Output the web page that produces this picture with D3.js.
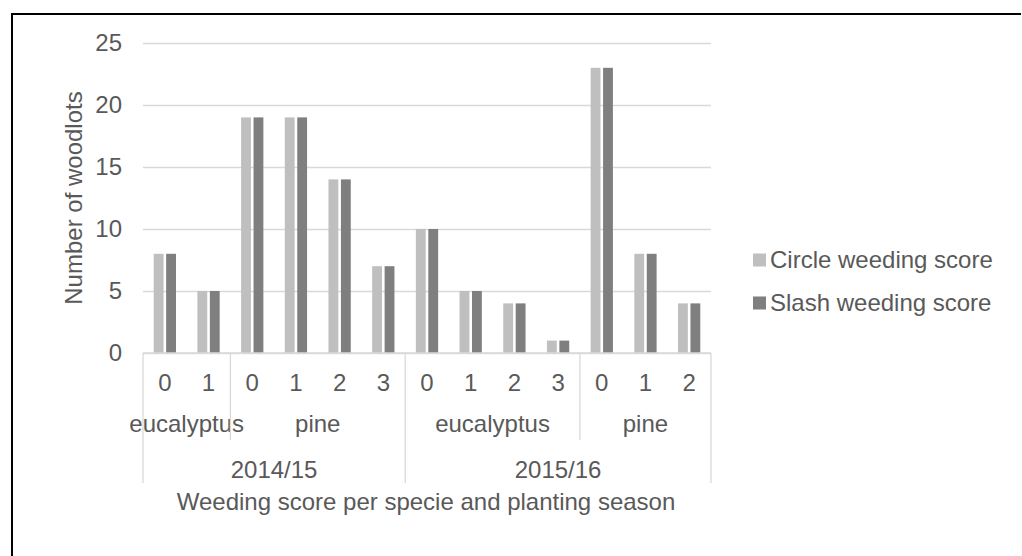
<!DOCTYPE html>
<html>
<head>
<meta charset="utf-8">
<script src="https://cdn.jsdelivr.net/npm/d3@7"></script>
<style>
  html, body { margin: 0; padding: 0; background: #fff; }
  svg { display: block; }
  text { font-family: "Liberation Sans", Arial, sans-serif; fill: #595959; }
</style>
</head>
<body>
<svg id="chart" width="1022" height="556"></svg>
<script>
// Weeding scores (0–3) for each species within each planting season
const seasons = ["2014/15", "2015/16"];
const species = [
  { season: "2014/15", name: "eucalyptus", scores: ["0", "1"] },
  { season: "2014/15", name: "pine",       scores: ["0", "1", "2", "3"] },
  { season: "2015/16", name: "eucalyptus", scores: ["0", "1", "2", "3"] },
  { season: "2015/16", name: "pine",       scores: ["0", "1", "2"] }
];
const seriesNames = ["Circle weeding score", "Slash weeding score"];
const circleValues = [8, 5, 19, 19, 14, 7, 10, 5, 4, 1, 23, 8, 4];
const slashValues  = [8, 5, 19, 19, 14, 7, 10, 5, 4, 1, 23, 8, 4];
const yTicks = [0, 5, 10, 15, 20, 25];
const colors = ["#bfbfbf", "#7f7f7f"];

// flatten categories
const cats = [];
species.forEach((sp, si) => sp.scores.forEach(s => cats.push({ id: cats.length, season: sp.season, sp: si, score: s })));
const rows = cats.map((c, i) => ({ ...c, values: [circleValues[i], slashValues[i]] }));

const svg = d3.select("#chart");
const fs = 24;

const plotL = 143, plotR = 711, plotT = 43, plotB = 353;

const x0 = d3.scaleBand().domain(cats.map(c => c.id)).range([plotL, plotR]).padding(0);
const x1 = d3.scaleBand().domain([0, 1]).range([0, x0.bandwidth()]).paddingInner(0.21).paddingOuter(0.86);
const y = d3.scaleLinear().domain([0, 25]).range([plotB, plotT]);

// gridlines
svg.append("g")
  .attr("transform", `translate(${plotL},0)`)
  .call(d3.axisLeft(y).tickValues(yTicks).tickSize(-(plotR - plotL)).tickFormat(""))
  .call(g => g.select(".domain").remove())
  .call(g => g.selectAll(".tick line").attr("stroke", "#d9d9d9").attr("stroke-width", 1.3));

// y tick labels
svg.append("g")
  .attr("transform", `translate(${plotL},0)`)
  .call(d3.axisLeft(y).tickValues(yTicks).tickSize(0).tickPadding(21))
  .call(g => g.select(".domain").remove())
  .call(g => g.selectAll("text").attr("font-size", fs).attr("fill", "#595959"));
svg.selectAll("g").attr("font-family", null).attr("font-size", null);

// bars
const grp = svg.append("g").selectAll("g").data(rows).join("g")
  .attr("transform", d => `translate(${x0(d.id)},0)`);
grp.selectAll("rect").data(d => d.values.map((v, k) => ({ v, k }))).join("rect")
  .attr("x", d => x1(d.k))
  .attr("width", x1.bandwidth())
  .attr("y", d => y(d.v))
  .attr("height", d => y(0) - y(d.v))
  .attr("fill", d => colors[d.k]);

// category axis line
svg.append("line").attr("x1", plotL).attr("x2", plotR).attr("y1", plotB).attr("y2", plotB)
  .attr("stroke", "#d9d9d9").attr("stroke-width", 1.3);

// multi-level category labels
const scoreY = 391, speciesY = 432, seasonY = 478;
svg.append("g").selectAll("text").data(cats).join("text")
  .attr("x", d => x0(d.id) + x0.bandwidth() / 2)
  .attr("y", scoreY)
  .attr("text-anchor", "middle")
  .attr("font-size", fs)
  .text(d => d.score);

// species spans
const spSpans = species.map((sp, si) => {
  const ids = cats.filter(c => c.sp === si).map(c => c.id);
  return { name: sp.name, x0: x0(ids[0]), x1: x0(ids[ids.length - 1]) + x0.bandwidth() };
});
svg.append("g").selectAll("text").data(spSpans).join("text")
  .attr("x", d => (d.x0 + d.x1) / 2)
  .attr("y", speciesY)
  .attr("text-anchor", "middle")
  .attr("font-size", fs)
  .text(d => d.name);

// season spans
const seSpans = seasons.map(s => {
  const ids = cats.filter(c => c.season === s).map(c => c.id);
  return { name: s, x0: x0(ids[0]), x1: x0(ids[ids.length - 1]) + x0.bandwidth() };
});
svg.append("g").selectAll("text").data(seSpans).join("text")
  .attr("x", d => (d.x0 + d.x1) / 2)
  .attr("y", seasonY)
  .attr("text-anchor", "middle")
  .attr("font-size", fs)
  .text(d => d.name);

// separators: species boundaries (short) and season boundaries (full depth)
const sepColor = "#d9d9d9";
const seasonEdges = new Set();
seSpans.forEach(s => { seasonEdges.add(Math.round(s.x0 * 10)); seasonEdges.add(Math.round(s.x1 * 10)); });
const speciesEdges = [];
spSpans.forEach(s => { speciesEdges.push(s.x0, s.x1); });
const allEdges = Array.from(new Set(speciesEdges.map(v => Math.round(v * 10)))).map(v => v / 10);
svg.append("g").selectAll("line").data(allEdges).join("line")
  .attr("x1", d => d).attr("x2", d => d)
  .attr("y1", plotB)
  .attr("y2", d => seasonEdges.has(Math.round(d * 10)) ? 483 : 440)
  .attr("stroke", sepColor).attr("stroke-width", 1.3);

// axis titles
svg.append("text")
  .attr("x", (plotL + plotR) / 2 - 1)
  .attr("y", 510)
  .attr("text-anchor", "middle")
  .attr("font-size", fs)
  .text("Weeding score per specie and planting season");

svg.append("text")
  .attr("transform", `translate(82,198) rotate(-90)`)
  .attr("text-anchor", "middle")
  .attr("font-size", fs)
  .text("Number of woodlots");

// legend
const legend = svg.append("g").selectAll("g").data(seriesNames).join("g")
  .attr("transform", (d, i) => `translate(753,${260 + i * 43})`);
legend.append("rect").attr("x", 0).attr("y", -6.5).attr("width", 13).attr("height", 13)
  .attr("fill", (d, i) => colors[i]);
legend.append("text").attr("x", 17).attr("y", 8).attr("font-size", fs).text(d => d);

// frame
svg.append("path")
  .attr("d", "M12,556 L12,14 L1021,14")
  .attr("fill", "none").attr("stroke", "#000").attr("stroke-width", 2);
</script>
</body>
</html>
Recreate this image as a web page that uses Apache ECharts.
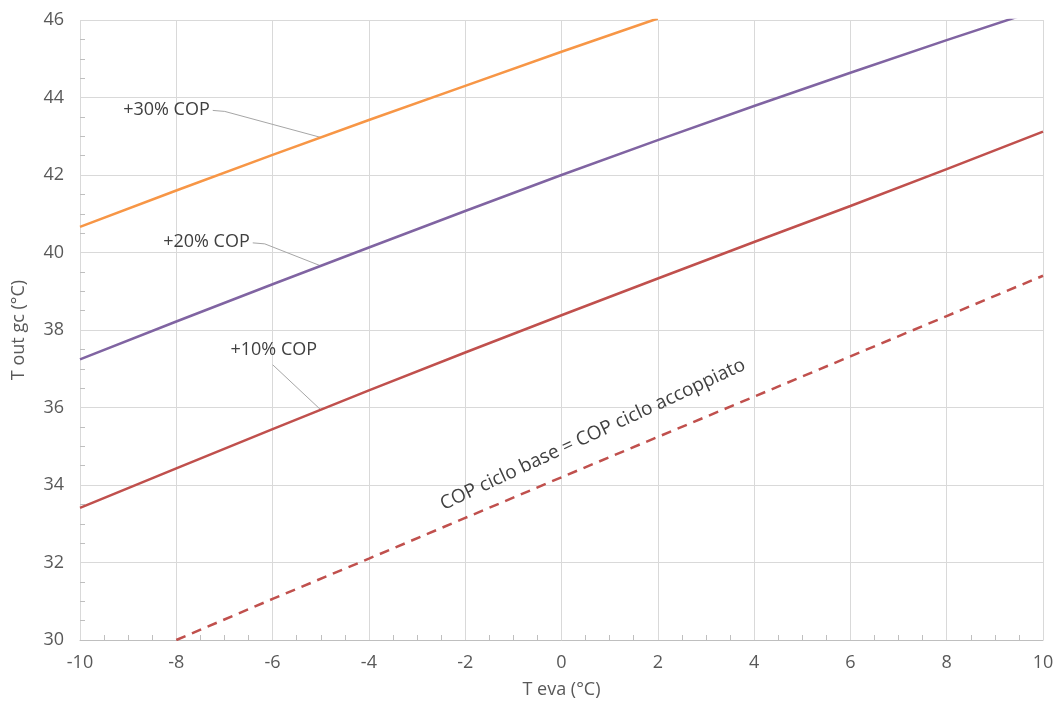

◆ WHAT IS NEEDED:
Skip every picture and transcribe the data above exactly.

◆ FINISHED ANSWER:
Output the web page that produces this picture with D3.js.
<!DOCTYPE html>
<html>
<head>
<meta charset="utf-8">
<script src="https://cdn.jsdelivr.net/npm/d3@7"></script>
<style>
  html, body { margin: 0; padding: 0; background: #fff; }
  svg { display: block; }
  text { font-family: "Liberation Sans", Arial, sans-serif; fill: #595959; }
</style>
</head>
<body>
<svg id="chart" width="1022" height="556"></svg>
<script>
// Weeding scores (0–3) for each species within each planting season
const seasons = ["2014/15", "2015/16"];
const species = [
  { season: "2014/15", name: "eucalyptus", scores: ["0", "1"] },
  { season: "2014/15", name: "pine",       scores: ["0", "1", "2", "3"] },
  { season: "2015/16", name: "eucalyptus", scores: ["0", "1", "2", "3"] },
  { season: "2015/16", name: "pine",       scores: ["0", "1", "2"] }
];
const seriesNames = ["Circle weeding score", "Slash weeding score"];
const circleValues = [8, 5, 19, 19, 14, 7, 10, 5, 4, 1, 23, 8, 4];
const slashValues  = [8, 5, 19, 19, 14, 7, 10, 5, 4, 1, 23, 8, 4];
const yTicks = [0, 5, 10, 15, 20, 25];
const colors = ["#bfbfbf", "#7f7f7f"];

// flatten categories
const cats = [];
species.forEach((sp, si) => sp.scores.forEach(s => cats.push({ id: cats.length, season: sp.season, sp: si, score: s })));
const rows = cats.map((c, i) => ({ ...c, values: [circleValues[i], slashValues[i]] }));

const svg = d3.select("#chart");
const fs = 24;

const plotL = 143, plotR = 711, plotT = 43, plotB = 353;

const x0 = d3.scaleBand().domain(cats.map(c => c.id)).range([plotL, plotR]).padding(0);
const x1 = d3.scaleBand().domain([0, 1]).range([0, x0.bandwidth()]).paddingInner(0.21).paddingOuter(0.86);
const y = d3.scaleLinear().domain([0, 25]).range([plotB, plotT]);

// gridlines
svg.append("g")
  .attr("transform", `translate(${plotL},0)`)
  .call(d3.axisLeft(y).tickValues(yTicks).tickSize(-(plotR - plotL)).tickFormat(""))
  .call(g => g.select(".domain").remove())
  .call(g => g.selectAll(".tick line").attr("stroke", "#d9d9d9").attr("stroke-width", 1.3));

// y tick labels
svg.append("g")
  .attr("transform", `translate(${plotL},0)`)
  .call(d3.axisLeft(y).tickValues(yTicks).tickSize(0).tickPadding(21))
  .call(g => g.select(".domain").remove())
  .call(g => g.selectAll("text").attr("font-size", fs).attr("fill", "#595959"));
svg.selectAll("g").attr("font-family", null).attr("font-size", null);

// bars
const grp = svg.append("g").selectAll("g").data(rows).join("g")
  .attr("transform", d => `translate(${x0(d.id)},0)`);
grp.selectAll("rect").data(d => d.values.map((v, k) => ({ v, k }))).join("rect")
  .attr("x", d => x1(d.k))
  .attr("width", x1.bandwidth())
  .attr("y", d => y(d.v))
  .attr("height", d => y(0) - y(d.v))
  .attr("fill", d => colors[d.k]);

// category axis line
svg.append("line").attr("x1", plotL).attr("x2", plotR).attr("y1", plotB).attr("y2", plotB)
  .attr("stroke", "#d9d9d9").attr("stroke-width", 1.3);

// multi-level category labels
const scoreY = 391, speciesY = 432, seasonY = 478;
svg.append("g").selectAll("text").data(cats).join("text")
  .attr("x", d => x0(d.id) + x0.bandwidth() / 2)
  .attr("y", scoreY)
  .attr("text-anchor", "middle")
  .attr("font-size", fs)
  .text(d => d.score);

// species spans
const spSpans = species.map((sp, si) => {
  const ids = cats.filter(c => c.sp === si).map(c => c.id);
  return { name: sp.name, x0: x0(ids[0]), x1: x0(ids[ids.length - 1]) + x0.bandwidth() };
});
svg.append("g").selectAll("text").data(spSpans).join("text")
  .attr("x", d => (d.x0 + d.x1) / 2)
  .attr("y", speciesY)
  .attr("text-anchor", "middle")
  .attr("font-size", fs)
  .text(d => d.name);

// season spans
const seSpans = seasons.map(s => {
  const ids = cats.filter(c => c.season === s).map(c => c.id);
  return { name: s, x0: x0(ids[0]), x1: x0(ids[ids.length - 1]) + x0.bandwidth() };
});
svg.append("g").selectAll("text").data(seSpans).join("text")
  .attr("x", d => (d.x0 + d.x1) / 2)
  .attr("y", seasonY)
  .attr("text-anchor", "middle")
  .attr("font-size", fs)
  .text(d => d.name);

// separators: species boundaries (short) and season boundaries (full depth)
const sepColor = "#d9d9d9";
const seasonEdges = new Set();
seSpans.forEach(s => { seasonEdges.add(Math.round(s.x0 * 10)); seasonEdges.add(Math.round(s.x1 * 10)); });
const speciesEdges = [];
spSpans.forEach(s => { speciesEdges.push(s.x0, s.x1); });
const allEdges = Array.from(new Set(speciesEdges.map(v => Math.round(v * 10)))).map(v => v / 10);
svg.append("g").selectAll("line").data(allEdges).join("line")
  .attr("x1", d => d).attr("x2", d => d)
  .attr("y1", plotB)
  .attr("y2", d => seasonEdges.has(Math.round(d * 10)) ? 483 : 440)
  .attr("stroke", sepColor).attr("stroke-width", 1.3);

// axis titles
svg.append("text")
  .attr("x", (plotL + plotR) / 2 - 1)
  .attr("y", 510)
  .attr("text-anchor", "middle")
  .attr("font-size", fs)
  .text("Weeding score per specie and planting season");

svg.append("text")
  .attr("transform", `translate(82,198) rotate(-90)`)
  .attr("text-anchor", "middle")
  .attr("font-size", fs)
  .text("Number of woodlots");

// legend
const legend = svg.append("g").selectAll("g").data(seriesNames).join("g")
  .attr("transform", (d, i) => `translate(753,${260 + i * 43})`);
legend.append("rect").attr("x", 0).attr("y", -6.5).attr("width", 13).attr("height", 13)
  .attr("fill", (d, i) => colors[i]);
legend.append("text").attr("x", 17).attr("y", 8).attr("font-size", fs).text(d => d);

// frame
svg.append("path")
  .attr("d", "M12,556 L12,14 L1021,14")
  .attr("fill", "none").attr("stroke", "#000").attr("stroke-width", 2);
</script>
</body>
</html>
Recreate this image as a web page that uses Apache ECharts.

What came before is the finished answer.